Gather from the material every line that contains the string "with".

=== Data supplied ===
begin
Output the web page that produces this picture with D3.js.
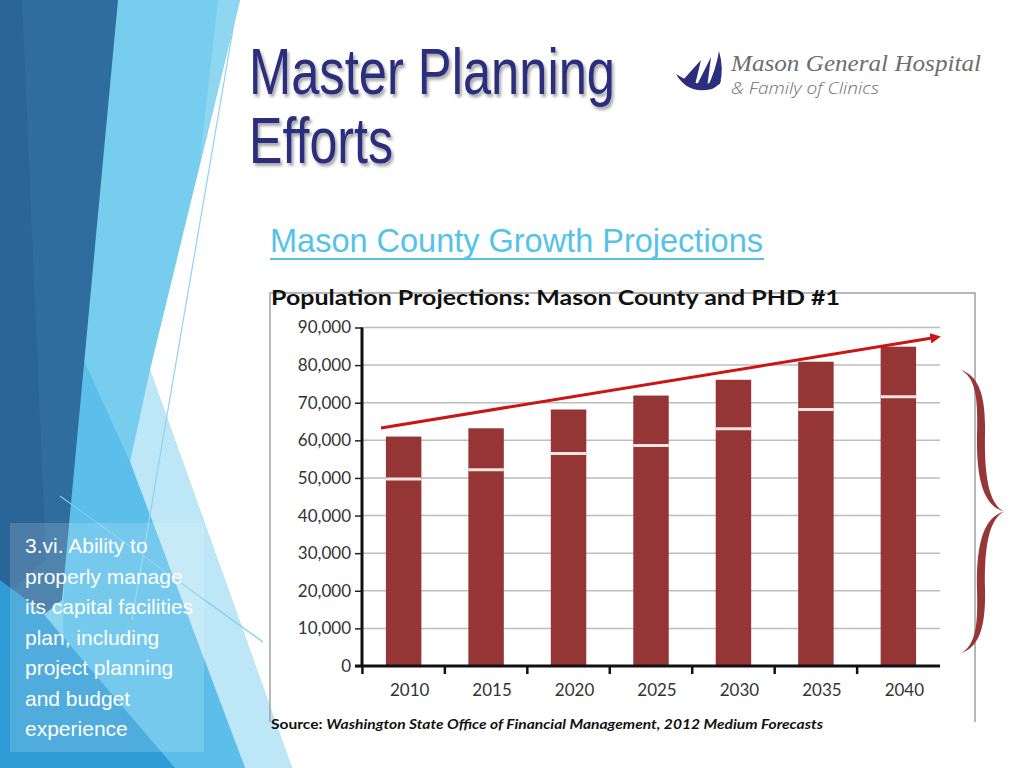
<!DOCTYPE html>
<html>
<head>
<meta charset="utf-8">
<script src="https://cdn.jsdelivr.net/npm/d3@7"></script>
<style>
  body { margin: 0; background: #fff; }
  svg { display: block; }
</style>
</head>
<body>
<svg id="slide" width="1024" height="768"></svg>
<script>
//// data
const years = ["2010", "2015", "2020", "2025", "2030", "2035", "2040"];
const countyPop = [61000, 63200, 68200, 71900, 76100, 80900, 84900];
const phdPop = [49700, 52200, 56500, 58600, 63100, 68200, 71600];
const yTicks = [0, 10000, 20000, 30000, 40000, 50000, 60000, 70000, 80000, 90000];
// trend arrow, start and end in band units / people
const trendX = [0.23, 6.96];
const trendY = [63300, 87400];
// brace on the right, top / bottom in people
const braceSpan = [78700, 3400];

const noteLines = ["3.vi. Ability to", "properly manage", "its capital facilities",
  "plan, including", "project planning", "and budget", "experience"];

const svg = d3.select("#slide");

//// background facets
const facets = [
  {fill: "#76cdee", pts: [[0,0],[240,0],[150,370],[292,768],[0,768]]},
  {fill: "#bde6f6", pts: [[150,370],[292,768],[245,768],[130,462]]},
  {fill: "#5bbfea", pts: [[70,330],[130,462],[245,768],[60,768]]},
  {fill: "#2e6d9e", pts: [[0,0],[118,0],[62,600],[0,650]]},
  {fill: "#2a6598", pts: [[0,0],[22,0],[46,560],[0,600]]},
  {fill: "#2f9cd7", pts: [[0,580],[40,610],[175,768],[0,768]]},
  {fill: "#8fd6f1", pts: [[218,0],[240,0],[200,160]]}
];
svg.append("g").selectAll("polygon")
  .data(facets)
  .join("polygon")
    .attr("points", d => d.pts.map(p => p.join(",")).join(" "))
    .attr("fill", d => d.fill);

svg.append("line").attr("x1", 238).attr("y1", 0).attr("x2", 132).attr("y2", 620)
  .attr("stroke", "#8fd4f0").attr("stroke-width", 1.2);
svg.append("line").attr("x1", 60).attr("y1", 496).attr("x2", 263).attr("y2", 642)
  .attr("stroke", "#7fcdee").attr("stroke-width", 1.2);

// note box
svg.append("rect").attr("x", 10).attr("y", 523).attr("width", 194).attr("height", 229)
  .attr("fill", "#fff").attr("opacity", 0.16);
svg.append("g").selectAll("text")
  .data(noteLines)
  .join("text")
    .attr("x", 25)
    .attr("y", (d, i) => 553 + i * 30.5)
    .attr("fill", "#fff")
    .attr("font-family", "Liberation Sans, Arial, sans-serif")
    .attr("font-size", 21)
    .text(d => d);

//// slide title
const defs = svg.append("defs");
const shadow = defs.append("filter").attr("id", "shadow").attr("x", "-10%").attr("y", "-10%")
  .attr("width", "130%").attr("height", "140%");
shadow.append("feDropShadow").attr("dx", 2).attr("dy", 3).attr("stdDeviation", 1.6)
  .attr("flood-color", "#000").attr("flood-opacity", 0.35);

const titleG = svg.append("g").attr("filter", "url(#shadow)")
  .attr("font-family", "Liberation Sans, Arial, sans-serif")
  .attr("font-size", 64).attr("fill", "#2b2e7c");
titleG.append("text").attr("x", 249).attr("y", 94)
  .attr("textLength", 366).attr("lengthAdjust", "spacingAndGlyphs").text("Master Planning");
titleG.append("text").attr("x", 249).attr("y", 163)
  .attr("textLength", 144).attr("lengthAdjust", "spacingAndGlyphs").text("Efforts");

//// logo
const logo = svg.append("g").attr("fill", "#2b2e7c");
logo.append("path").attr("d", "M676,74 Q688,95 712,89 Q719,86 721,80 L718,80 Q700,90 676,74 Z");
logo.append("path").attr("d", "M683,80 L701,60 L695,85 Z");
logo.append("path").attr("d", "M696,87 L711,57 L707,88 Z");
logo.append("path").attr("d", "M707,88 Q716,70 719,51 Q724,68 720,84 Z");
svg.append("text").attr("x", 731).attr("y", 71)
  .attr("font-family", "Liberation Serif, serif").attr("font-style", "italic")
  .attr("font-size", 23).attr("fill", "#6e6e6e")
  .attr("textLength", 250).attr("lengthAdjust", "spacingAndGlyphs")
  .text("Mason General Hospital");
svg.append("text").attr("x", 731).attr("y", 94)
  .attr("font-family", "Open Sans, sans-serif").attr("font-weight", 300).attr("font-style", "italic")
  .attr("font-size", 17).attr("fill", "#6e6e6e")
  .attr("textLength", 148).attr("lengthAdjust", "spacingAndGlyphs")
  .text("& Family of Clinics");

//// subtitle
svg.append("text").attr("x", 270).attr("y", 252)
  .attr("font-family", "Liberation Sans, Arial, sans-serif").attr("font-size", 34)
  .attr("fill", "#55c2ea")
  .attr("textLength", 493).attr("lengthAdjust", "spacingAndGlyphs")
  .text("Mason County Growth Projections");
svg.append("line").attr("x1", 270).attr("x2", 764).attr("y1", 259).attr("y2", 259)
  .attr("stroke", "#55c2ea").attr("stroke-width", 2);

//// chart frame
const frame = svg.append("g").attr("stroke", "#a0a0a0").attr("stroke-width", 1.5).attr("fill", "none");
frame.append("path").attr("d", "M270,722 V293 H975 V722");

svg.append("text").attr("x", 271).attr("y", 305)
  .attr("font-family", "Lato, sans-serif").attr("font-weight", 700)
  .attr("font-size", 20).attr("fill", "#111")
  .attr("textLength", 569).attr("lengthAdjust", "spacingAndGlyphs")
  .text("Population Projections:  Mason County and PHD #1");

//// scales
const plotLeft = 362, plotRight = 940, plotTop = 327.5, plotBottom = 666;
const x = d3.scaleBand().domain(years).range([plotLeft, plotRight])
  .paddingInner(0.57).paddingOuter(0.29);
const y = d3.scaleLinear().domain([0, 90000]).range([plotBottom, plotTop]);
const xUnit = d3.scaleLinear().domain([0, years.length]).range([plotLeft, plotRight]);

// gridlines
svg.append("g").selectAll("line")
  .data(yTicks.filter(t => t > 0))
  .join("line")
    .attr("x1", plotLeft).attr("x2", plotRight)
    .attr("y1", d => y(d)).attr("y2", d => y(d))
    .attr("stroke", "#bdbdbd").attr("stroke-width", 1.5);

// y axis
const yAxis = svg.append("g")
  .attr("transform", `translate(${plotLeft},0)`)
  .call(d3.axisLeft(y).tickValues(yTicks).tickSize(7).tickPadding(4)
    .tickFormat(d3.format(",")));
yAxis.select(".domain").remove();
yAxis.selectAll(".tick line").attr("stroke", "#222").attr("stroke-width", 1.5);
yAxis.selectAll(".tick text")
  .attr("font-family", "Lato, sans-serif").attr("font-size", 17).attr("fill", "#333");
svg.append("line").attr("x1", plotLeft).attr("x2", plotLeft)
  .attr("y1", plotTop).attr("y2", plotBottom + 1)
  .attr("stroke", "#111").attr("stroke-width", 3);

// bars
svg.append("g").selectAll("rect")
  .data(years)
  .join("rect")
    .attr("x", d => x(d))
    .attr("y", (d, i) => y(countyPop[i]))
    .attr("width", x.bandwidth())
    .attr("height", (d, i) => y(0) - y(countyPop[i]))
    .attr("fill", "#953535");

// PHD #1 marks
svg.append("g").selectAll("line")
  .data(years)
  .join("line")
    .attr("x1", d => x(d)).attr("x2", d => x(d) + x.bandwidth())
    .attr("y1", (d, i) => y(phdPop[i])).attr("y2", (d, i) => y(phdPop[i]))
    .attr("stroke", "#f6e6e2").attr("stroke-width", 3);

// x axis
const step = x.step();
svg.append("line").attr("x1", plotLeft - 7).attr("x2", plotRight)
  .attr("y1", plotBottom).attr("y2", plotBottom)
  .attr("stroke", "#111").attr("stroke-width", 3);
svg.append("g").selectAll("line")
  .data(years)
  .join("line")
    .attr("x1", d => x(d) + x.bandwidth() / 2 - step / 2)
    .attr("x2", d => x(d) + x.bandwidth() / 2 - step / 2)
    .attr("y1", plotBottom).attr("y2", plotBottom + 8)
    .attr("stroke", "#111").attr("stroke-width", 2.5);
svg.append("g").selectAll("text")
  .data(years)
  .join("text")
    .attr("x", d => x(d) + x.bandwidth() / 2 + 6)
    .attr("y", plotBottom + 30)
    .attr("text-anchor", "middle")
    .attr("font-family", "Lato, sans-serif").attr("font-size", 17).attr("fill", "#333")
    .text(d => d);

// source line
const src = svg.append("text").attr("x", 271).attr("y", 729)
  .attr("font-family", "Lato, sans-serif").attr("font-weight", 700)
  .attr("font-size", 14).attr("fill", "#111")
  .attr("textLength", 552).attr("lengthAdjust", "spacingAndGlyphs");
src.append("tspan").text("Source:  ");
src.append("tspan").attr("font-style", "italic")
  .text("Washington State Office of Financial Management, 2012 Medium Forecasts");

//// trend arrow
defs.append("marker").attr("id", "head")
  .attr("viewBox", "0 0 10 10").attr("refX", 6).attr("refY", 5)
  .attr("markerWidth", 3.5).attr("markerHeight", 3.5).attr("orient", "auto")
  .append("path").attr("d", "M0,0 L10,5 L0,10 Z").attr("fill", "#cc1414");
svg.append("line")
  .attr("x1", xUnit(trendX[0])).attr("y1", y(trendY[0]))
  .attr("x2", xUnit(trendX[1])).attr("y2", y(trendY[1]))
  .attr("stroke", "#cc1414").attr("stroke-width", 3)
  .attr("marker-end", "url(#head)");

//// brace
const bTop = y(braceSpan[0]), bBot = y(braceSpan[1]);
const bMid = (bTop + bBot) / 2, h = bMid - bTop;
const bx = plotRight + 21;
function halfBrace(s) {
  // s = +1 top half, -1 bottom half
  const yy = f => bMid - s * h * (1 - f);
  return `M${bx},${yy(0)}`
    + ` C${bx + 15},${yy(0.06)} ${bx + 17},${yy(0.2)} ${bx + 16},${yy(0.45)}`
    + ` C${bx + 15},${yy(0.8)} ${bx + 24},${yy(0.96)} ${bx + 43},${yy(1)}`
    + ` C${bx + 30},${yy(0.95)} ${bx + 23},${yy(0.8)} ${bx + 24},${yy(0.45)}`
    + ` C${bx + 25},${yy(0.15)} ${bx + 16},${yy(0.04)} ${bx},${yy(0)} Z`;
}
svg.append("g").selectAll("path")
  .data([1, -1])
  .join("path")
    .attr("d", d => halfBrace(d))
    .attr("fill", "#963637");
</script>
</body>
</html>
end
begin
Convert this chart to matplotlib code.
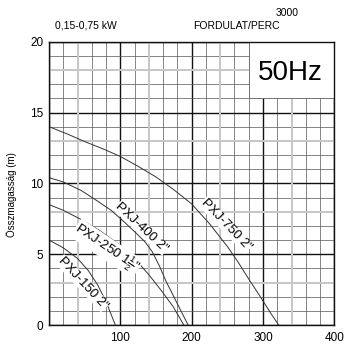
end
begin
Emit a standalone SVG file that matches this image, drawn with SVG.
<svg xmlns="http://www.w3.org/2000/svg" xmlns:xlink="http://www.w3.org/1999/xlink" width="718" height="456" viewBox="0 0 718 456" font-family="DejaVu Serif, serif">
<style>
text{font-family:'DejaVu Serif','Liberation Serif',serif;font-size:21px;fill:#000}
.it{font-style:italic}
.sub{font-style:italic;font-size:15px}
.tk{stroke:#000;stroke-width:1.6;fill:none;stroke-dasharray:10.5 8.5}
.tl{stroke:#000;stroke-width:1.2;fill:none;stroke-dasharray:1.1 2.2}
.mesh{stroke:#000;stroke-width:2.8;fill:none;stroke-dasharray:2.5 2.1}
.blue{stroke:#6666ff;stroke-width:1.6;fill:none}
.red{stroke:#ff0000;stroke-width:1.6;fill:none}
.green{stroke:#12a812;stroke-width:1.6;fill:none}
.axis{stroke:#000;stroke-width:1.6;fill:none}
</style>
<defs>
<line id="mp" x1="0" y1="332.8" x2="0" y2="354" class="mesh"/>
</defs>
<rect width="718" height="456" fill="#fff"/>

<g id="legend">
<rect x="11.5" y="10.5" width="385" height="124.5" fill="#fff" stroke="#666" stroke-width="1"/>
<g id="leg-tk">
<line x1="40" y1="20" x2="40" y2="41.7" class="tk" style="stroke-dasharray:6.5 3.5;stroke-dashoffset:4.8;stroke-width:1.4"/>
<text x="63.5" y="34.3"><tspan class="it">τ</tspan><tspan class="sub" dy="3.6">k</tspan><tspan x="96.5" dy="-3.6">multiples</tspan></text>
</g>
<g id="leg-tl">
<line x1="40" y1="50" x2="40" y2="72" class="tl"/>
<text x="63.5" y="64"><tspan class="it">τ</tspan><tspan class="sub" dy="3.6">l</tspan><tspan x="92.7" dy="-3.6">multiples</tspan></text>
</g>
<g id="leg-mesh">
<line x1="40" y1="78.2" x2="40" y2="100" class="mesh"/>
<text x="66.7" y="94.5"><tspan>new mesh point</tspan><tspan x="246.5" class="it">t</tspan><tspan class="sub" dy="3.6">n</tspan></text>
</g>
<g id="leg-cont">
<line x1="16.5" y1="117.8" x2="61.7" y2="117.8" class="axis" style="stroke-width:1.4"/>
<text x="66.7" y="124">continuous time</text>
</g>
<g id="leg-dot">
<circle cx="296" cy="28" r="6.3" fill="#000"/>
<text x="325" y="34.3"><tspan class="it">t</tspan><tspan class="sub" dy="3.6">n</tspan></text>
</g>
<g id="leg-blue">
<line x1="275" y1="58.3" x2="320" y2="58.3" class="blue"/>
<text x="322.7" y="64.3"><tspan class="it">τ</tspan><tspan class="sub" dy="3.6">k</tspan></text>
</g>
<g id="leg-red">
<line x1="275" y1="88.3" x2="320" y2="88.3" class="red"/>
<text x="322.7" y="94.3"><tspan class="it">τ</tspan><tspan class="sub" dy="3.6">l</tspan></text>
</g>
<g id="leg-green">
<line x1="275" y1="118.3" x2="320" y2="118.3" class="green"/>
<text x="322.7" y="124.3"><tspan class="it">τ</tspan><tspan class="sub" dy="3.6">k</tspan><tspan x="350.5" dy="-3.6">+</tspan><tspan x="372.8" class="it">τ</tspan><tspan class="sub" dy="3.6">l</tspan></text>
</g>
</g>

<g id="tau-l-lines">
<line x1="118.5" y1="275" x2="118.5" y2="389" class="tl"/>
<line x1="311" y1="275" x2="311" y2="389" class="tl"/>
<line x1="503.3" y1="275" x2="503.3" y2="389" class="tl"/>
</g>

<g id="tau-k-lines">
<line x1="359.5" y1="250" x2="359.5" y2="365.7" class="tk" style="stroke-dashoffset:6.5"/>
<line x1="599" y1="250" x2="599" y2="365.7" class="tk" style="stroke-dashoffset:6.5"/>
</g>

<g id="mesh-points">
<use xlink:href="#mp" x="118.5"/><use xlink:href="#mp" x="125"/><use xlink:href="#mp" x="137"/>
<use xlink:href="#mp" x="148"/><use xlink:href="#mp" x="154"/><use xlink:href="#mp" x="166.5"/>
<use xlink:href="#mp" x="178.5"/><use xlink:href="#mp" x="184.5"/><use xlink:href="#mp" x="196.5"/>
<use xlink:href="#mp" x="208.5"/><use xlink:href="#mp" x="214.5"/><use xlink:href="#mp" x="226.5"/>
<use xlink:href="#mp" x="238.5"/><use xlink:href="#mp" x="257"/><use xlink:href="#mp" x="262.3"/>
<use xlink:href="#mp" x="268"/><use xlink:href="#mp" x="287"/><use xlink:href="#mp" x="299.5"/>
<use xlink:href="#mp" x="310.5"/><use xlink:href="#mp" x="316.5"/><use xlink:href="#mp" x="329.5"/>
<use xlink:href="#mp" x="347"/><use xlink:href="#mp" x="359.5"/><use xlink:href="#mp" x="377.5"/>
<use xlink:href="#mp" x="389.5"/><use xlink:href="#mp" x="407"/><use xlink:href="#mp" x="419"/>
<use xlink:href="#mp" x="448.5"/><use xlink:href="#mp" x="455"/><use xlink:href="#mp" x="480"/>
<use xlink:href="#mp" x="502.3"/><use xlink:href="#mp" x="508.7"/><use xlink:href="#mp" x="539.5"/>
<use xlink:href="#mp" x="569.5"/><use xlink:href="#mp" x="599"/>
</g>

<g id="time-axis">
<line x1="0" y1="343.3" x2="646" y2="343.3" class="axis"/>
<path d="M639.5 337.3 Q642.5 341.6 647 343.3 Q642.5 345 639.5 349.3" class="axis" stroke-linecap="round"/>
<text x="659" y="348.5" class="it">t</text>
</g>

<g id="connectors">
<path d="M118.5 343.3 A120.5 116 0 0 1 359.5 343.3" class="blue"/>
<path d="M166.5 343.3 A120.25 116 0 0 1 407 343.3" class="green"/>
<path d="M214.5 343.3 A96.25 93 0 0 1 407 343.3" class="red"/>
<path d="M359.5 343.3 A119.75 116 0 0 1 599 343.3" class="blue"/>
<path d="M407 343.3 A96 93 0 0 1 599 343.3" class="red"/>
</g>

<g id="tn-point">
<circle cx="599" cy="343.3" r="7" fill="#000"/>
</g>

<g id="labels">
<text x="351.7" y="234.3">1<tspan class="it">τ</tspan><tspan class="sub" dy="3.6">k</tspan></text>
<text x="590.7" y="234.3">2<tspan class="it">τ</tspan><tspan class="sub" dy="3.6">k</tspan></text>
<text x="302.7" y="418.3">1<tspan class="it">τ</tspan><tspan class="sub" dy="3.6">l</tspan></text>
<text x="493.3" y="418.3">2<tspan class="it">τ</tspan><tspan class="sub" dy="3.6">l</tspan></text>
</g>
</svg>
end
=== Solution ===
Output the web page that produces this picture with D3.js.
Emit a standalone SVG file that matches this image, drawn with SVG.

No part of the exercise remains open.